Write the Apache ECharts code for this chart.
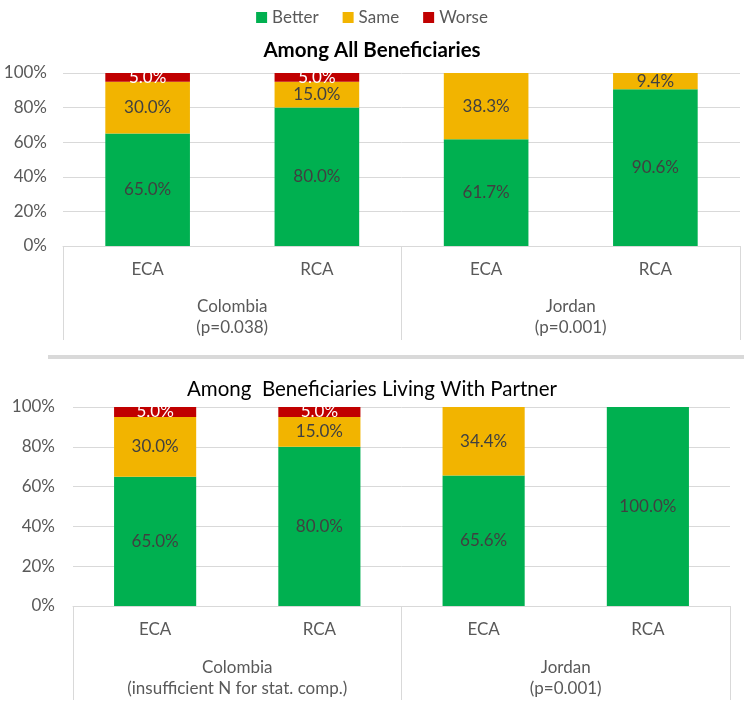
<!DOCTYPE html>
<html><head><meta charset="utf-8">
<script src="https://cdn.jsdelivr.net/npm/echarts@6/dist/echarts.min.js"></script>
<style>html,body{margin:0;padding:0;background:#fff}#c{width:744px;height:713px}</style>
</head><body><div id="c"></div>
<script>
const subCats = ['ECA', 'RCA', 'ECA', 'RCA'];
const groupsTop = ['Colombia\n(p=0.038)', 'Jordan\n(p=0.001)'];
const groupsBottom = ['Colombia\n(insufficient N for stat. comp.)', 'Jordan\n(p=0.001)'];
const titleTop = 'Among All Beneficiaries';
const titleBottom = 'Among  Beneficiaries Living With Partner';
const seriesNames = ['Better', 'Same', 'Worse'];
const colors = ['#00B050', '#F2B400', '#C00000'];
const topBetter = [65.0, 80.0, 61.7, 90.6];
const topSame = [30.0, 15.0, 38.3, 9.4];
const topWorse = [5.0, 5.0, 0, 0];
const botBetter = [65.0, 80.0, 65.6, 100.0];
const botSame = [30.0, 15.0, 34.4, 0];
const botWorse = [5.0, 5.0, 0, 0];
const yTicks = [0, 20, 40, 60, 80, 100];

const FONT = 'Lato';
const gray = '#595959';
const lineC = '#d9d9d9';
const FS = 17;

function mkSeries(vals, idx, axisIdx) {
  return {
    name: seriesNames[idx], type: 'bar', stack: 's' + axisIdx,
    xAxisIndex: axisIdx, yAxisIndex: axisIdx / 2,
    barWidth: '50%', data: vals,
    itemStyle: { color: colors[idx] },
    label: {
      show: true, position: 'inside', fontFamily: FONT, fontSize: FS,
      color: idx === 2 ? '#ffffff' : '#404040',
      formatter: p => p.value > 0 ? p.value.toFixed(1) + '%' : ''
    }
  };
}
function inner(gi) {
  return { type: 'category', gridIndex: gi, data: subCats, position: 'bottom',
    axisLine: { show: true, lineStyle: { color: lineC, width: 1 } },
    axisTick: { show: false },
    axisLabel: { margin: 15, fontFamily: FONT, fontSize: FS, color: gray } };
}
function outer(gi, data, m) {
  return { type: 'category', gridIndex: gi, data: data, position: 'bottom',
    boundaryGap: true,
    axisLine: { show: false },
    axisTick: { show: true, length: 94, lineStyle: { color: lineC, width: 1 } },
    axisLabel: { margin: m, fontFamily: FONT, fontSize: FS, color: gray, lineHeight: 21, interval: 0 } };
}
function yax(gi, m) {
  return { type: 'value', gridIndex: gi, min: 0, max: 100, interval: 20,
    axisLine: { show: false }, axisTick: { show: false },
    splitLine: { lineStyle: { color: lineC, width: 1 } },
    axisLabel: { margin: m, fontFamily: FONT, fontSize: FS, color: gray,
      formatter: v => yTicks.includes(v) ? v + '%' : '' } };
}

const chart = echarts.init(document.getElementById('c'), null, { renderer: 'canvas' });
chart.setOption({
  animation: false,
  backgroundColor: '#fff',
  legend: { data: seriesNames, top: 4, left: 'center', icon: 'rect', itemWidth: 11, itemHeight: 11, itemGap: 24,
    textStyle: { fontFamily: FONT, fontSize: FS, color: gray } },
  title: [
    { text: titleTop, left: 'center', top: 35, textStyle: { fontFamily: FONT, fontSize: 20.5, fontWeight: 'bold', color: '#000' } },
    { text: titleBottom, left: 'center', top: 374, textStyle: { fontFamily: FONT, fontSize: 20.5, fontWeight: 'normal', color: '#000' } }
  ],
  grid: [
    { left: 63, right: 4, top: 73, height: 173 },
    { left: 73, right: 14, top: 407, height: 199 }
  ],
  xAxis: [inner(0), outer(0, groupsTop, 50), inner(1), outer(1, groupsBottom, 51)],
  yAxis: [yax(0, 16), yax(1, 18)],
  series: [
    mkSeries(topBetter, 0, 0), mkSeries(topSame, 1, 0), mkSeries(topWorse, 2, 0),
    mkSeries(botBetter, 0, 2), mkSeries(botSame, 1, 2), mkSeries(botWorse, 2, 2)
  ],
  graphic: [
    { type: 'rect', shape: { x: 48, y: 355, width: 696, height: 4 }, style: { fill: '#d9d9d9' } }
  ]
});
</script></body></html>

.....

Written task =
Restate the whole listing above exactly, please, omitting every image.

Response =
Write the Apache ECharts code for this chart.
<!DOCTYPE html>
<html><head><meta charset="utf-8">
<script src="https://cdn.jsdelivr.net/npm/echarts@6/dist/echarts.min.js"></script>
<style>html,body{margin:0;padding:0;background:#fff}#c{width:744px;height:713px}</style>
</head><body><div id="c"></div>
<script>
const subCats = ['ECA', 'RCA', 'ECA', 'RCA'];
const groupsTop = ['Colombia\n(p=0.038)', 'Jordan\n(p=0.001)'];
const groupsBottom = ['Colombia\n(insufficient N for stat. comp.)', 'Jordan\n(p=0.001)'];
const titleTop = 'Among All Beneficiaries';
const titleBottom = 'Among  Beneficiaries Living With Partner';
const seriesNames = ['Better', 'Same', 'Worse'];
const colors = ['#00B050', '#F2B400', '#C00000'];
const topBetter = [65.0, 80.0, 61.7, 90.6];
const topSame = [30.0, 15.0, 38.3, 9.4];
const topWorse = [5.0, 5.0, 0, 0];
const botBetter = [65.0, 80.0, 65.6, 100.0];
const botSame = [30.0, 15.0, 34.4, 0];
const botWorse = [5.0, 5.0, 0, 0];
const yTicks = [0, 20, 40, 60, 80, 100];

const FONT = 'Lato';
const gray = '#595959';
const lineC = '#d9d9d9';
const FS = 17;

function mkSeries(vals, idx, axisIdx) {
  return {
    name: seriesNames[idx], type: 'bar', stack: 's' + axisIdx,
    xAxisIndex: axisIdx, yAxisIndex: axisIdx / 2,
    barWidth: '50%', data: vals,
    itemStyle: { color: colors[idx] },
    label: {
      show: true, position: 'inside', fontFamily: FONT, fontSize: FS,
      color: idx === 2 ? '#ffffff' : '#404040',
      formatter: p => p.value > 0 ? p.value.toFixed(1) + '%' : ''
    }
  };
}
function inner(gi) {
  return { type: 'category', gridIndex: gi, data: subCats, position: 'bottom',
    axisLine: { show: true, lineStyle: { color: lineC, width: 1 } },
    axisTick: { show: false },
    axisLabel: { margin: 15, fontFamily: FONT, fontSize: FS, color: gray } };
}
function outer(gi, data, m) {
  return { type: 'category', gridIndex: gi, data: data, position: 'bottom',
    boundaryGap: true,
    axisLine: { show: false },
    axisTick: { show: true, length: 94, lineStyle: { color: lineC, width: 1 } },
    axisLabel: { margin: m, fontFamily: FONT, fontSize: FS, color: gray, lineHeight: 21, interval: 0 } };
}
function yax(gi, m) {
  return { type: 'value', gridIndex: gi, min: 0, max: 100, interval: 20,
    axisLine: { show: false }, axisTick: { show: false },
    splitLine: { lineStyle: { color: lineC, width: 1 } },
    axisLabel: { margin: m, fontFamily: FONT, fontSize: FS, color: gray,
      formatter: v => yTicks.includes(v) ? v + '%' : '' } };
}

const chart = echarts.init(document.getElementById('c'), null, { renderer: 'canvas' });
chart.setOption({
  animation: false,
  backgroundColor: '#fff',
  legend: { data: seriesNames, top: 4, left: 'center', icon: 'rect', itemWidth: 11, itemHeight: 11, itemGap: 24,
    textStyle: { fontFamily: FONT, fontSize: FS, color: gray } },
  title: [
    { text: titleTop, left: 'center', top: 35, textStyle: { fontFamily: FONT, fontSize: 20.5, fontWeight: 'bold', color: '#000' } },
    { text: titleBottom, left: 'center', top: 374, textStyle: { fontFamily: FONT, fontSize: 20.5, fontWeight: 'normal', color: '#000' } }
  ],
  grid: [
    { left: 63, right: 4, top: 73, height: 173 },
    { left: 73, right: 14, top: 407, height: 199 }
  ],
  xAxis: [inner(0), outer(0, groupsTop, 50), inner(1), outer(1, groupsBottom, 51)],
  yAxis: [yax(0, 16), yax(1, 18)],
  series: [
    mkSeries(topBetter, 0, 0), mkSeries(topSame, 1, 0), mkSeries(topWorse, 2, 0),
    mkSeries(botBetter, 0, 2), mkSeries(botSame, 1, 2), mkSeries(botWorse, 2, 2)
  ],
  graphic: [
    { type: 'rect', shape: { x: 48, y: 355, width: 696, height: 4 }, style: { fill: '#d9d9d9' } }
  ]
});
</script></body></html>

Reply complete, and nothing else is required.